Some prospective acquirers were put off by the complications of a large defined benefit pension scheme, for which a new owner would have become responsible.
Rosalind Brewer, Walgreens’ former chief executive, at the time signalled that the company would consider other deal options. It would “stay open to all opportunities to maximise shareholder value,” she said.
Brewer stepped down abruptly in September after two-and-a-half years in the post. She was replaced by healthcare industry veteran Tim Wentworth.
Boots said it would bring forward approximately £170mn of already committed payments to the pension scheme and has agreed to pay extra contributions worth about £500mn.
Alan Baker, chair of trustees for Boots’ pension scheme, said the deal “gives added protection to our members’ long-term benefits by removing market uncertainty and other financial exposures”.
Demand for UK pension deals is booming as companies aim to rid themselves of legacy schemes. Rising interest rates have made it more affordable for employers to offload their schemes and this is expected to be a record year for deal making.
The benign conditions mean that the scale of the deals is also rising. Insurer RSA agreed to offload £6.5bn of its liabilities earlier this year, the biggest overall transaction in the UK so far, while the Financial Times reported in July that BP was in talks over an insurance deal for its £30bn pension scheme.

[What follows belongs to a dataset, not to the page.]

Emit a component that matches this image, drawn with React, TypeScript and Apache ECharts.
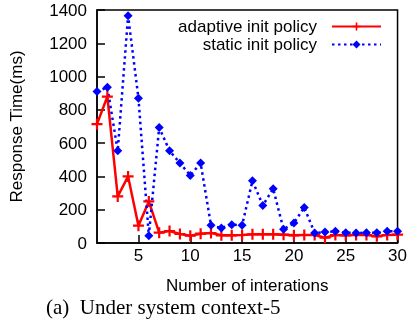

L&G said that it had written £13.4bn of pension transfer business globally so far this year. “We are continuing to see an unprecedented acceleration in demand in this sector, driven by more pension schemes being closer to buyout than ever before,” said Andrew Kail, chief executive of L&G’s institutional retirement business.
The Co-op’s director of pensions Gary Dewin said its deal reduced the company’s exposure to future funding risks and helped strengthen the Co-op “for the benefit of our members”.